Written exercise
Transcribe the listing exactly, leaving out every picture.

Data
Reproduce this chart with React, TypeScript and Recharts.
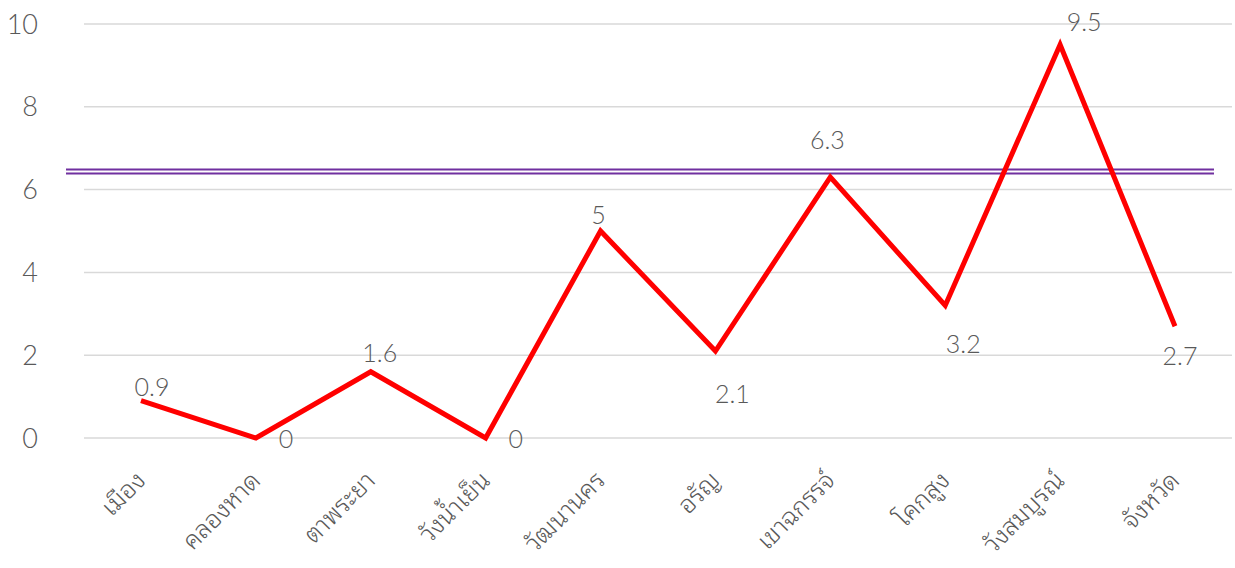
import React from "react";
import { LineChart, Line, XAxis, YAxis, CartesianGrid, ReferenceLine, LabelList } from "recharts";

const districts = [
  "เมือง",
  "คลองหาด",
  "ตาพระยา",
  "วังน้ำเย็น",
  "วัฒนานคร",
  "อรัญ",
  "เขาฉกรรจ์",
  "โคกสูง",
  "วังสมบูรณ์",
  "จังหวัด",
];
const values = [0.9, 0, 1.6, 0, 5, 2.1, 6.3, 3.2, 9.5, 2.7];
const yTicks = [0, 2, 4, 6, 8, 10];
const targetLine = 6.44;
// nudge for each data label, relative to its point [dx, dy]
const labelNudge = [
  [11, -5],
  [30, 10],
  [9, -10],
  [30, 10],
  [-2, -7],
  [17, 52],
  [-3, -28],
  [18, 47],
  [24, -14],
  [5, 39],
];

const data = districts.map((name, i) => ({ name, value: values[i] }));

const FONT = "Lato, 'Noto Sans Thai Looped', 'Noto Sans', sans-serif";
const GREY = "#595959";

const XTick = (props: any) => {
  const { x, y, payload } = props;
  const ax = x + 6;
  const ay = y + 36;
  return (
    <text
      x={ax}
      y={ay}
      transform={`rotate(-45 ${ax} ${ay})`}
      textAnchor="end"
      fill={GREY}
      fontSize={25}
      fontWeight={300}
      fontFamily={FONT}
    >
      {payload.value}
    </text>
  );
};

const PointLabel = (props: any) => {
  const { x, y, value, index } = props;
  const [dx, dy] = labelNudge[index];
  return (
    <text x={x + dx} y={y + dy} textAnchor="middle" fill={GREY} fontSize={25} fontWeight={300} fontFamily={FONT}>
      {value}
    </text>
  );
};

const DoubleLine = (props: any) => {
  const { x1, y1, x2 } = props;
  const shift = 18;
  return (
    <g>
      <line x1={x1 - shift} x2={x2 - shift} y1={y1 - 2} y2={y1 - 2} stroke="#7030A0" strokeWidth={2} />
      <line x1={x1 - shift} x2={x2 - shift} y1={y1 + 2} y2={y1 + 2} stroke="#7030A0" strokeWidth={2} />
    </g>
  );
};

export default function App() {
  return (
    <div style={{ position: "absolute", left: 0, top: 0, background: "#fff" }}>
      <LineChart width={1235} height={568} data={data} margin={{ top: 24, right: 3, left: 0, bottom: 0 }}>
        <CartesianGrid vertical={false} stroke="#d9d9d9" strokeWidth={1.5} />
        <XAxis
          dataKey="name"
          axisLine={false}
          tickLine={false}
          interval={0}
          height={130}
          padding={{ left: 57, right: 57 }}
          tick={<XTick />}
        />
        <YAxis
          domain={[0, 10]}
          ticks={yTicks}
          axisLine={false}
          tickLine={false}
          width={84}
          tickMargin={40}
          tick={{ fill: GREY, fontSize: 27, fontWeight: 300, fontFamily: FONT }}
        />
        <ReferenceLine y={targetLine} shape={<DoubleLine />} />
        <Line
          type="linear"
          dataKey="value"
          stroke="#FF0000"
          strokeWidth={5}
          dot={false}
          isAnimationActive={false}
        >
          <LabelList dataKey="value" content={<PointLabel />} />
        </Line>
      </LineChart>
    </div>
  );
}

Result of the exercise
Reproduce this chart with React, TypeScript and Recharts.
import React from "react";
import { LineChart, Line, XAxis, YAxis, CartesianGrid, ReferenceLine, LabelList } from "recharts";

const districts = [
  "เมือง",
  "คลองหาด",
  "ตาพระยา",
  "วังน้ำเย็น",
  "วัฒนานคร",
  "อรัญ",
  "เขาฉกรรจ์",
  "โคกสูง",
  "วังสมบูรณ์",
  "จังหวัด",
];
const values = [0.9, 0, 1.6, 0, 5, 2.1, 6.3, 3.2, 9.5, 2.7];
const yTicks = [0, 2, 4, 6, 8, 10];
const targetLine = 6.44;
// nudge for each data label, relative to its point [dx, dy]
const labelNudge = [
  [11, -5],
  [30, 10],
  [9, -10],
  [30, 10],
  [-2, -7],
  [17, 52],
  [-3, -28],
  [18, 47],
  [24, -14],
  [5, 39],
];

const data = districts.map((name, i) => ({ name, value: values[i] }));

const FONT = "Lato, 'Noto Sans Thai Looped', 'Noto Sans', sans-serif";
const GREY = "#595959";

const XTick = (props: any) => {
  const { x, y, payload } = props;
  const ax = x + 6;
  const ay = y + 36;
  return (
    <text
      x={ax}
      y={ay}
      transform={`rotate(-45 ${ax} ${ay})`}
      textAnchor="end"
      fill={GREY}
      fontSize={25}
      fontWeight={300}
      fontFamily={FONT}
    >
      {payload.value}
    </text>
  );
};

const PointLabel = (props: any) => {
  const { x, y, value, index } = props;
  const [dx, dy] = labelNudge[index];
  return (
    <text x={x + dx} y={y + dy} textAnchor="middle" fill={GREY} fontSize={25} fontWeight={300} fontFamily={FONT}>
      {value}
    </text>
  );
};

const DoubleLine = (props: any) => {
  const { x1, y1, x2 } = props;
  const shift = 18;
  return (
    <g>
      <line x1={x1 - shift} x2={x2 - shift} y1={y1 - 2} y2={y1 - 2} stroke="#7030A0" strokeWidth={2} />
      <line x1={x1 - shift} x2={x2 - shift} y1={y1 + 2} y2={y1 + 2} stroke="#7030A0" strokeWidth={2} />
    </g>
  );
};

export default function App() {
  return (
    <div style={{ position: "absolute", left: 0, top: 0, background: "#fff" }}>
      <LineChart width={1235} height={568} data={data} margin={{ top: 24, right: 3, left: 0, bottom: 0 }}>
        <CartesianGrid vertical={false} stroke="#d9d9d9" strokeWidth={1.5} />
        <XAxis
          dataKey="name"
          axisLine={false}
          tickLine={false}
          interval={0}
          height={130}
          padding={{ left: 57, right: 57 }}
          tick={<XTick />}
        />
        <YAxis
          domain={[0, 10]}
          ticks={yTicks}
          axisLine={false}
          tickLine={false}
          width={84}
          tickMargin={40}
          tick={{ fill: GREY, fontSize: 27, fontWeight: 300, fontFamily: FONT }}
        />
        <ReferenceLine y={targetLine} shape={<DoubleLine />} />
        <Line
          type="linear"
          dataKey="value"
          stroke="#FF0000"
          strokeWidth={5}
          dot={false}
          isAnimationActive={false}
        >
          <LabelList dataKey="value" content={<PointLabel />} />
        </Line>
      </LineChart>
    </div>
  );
}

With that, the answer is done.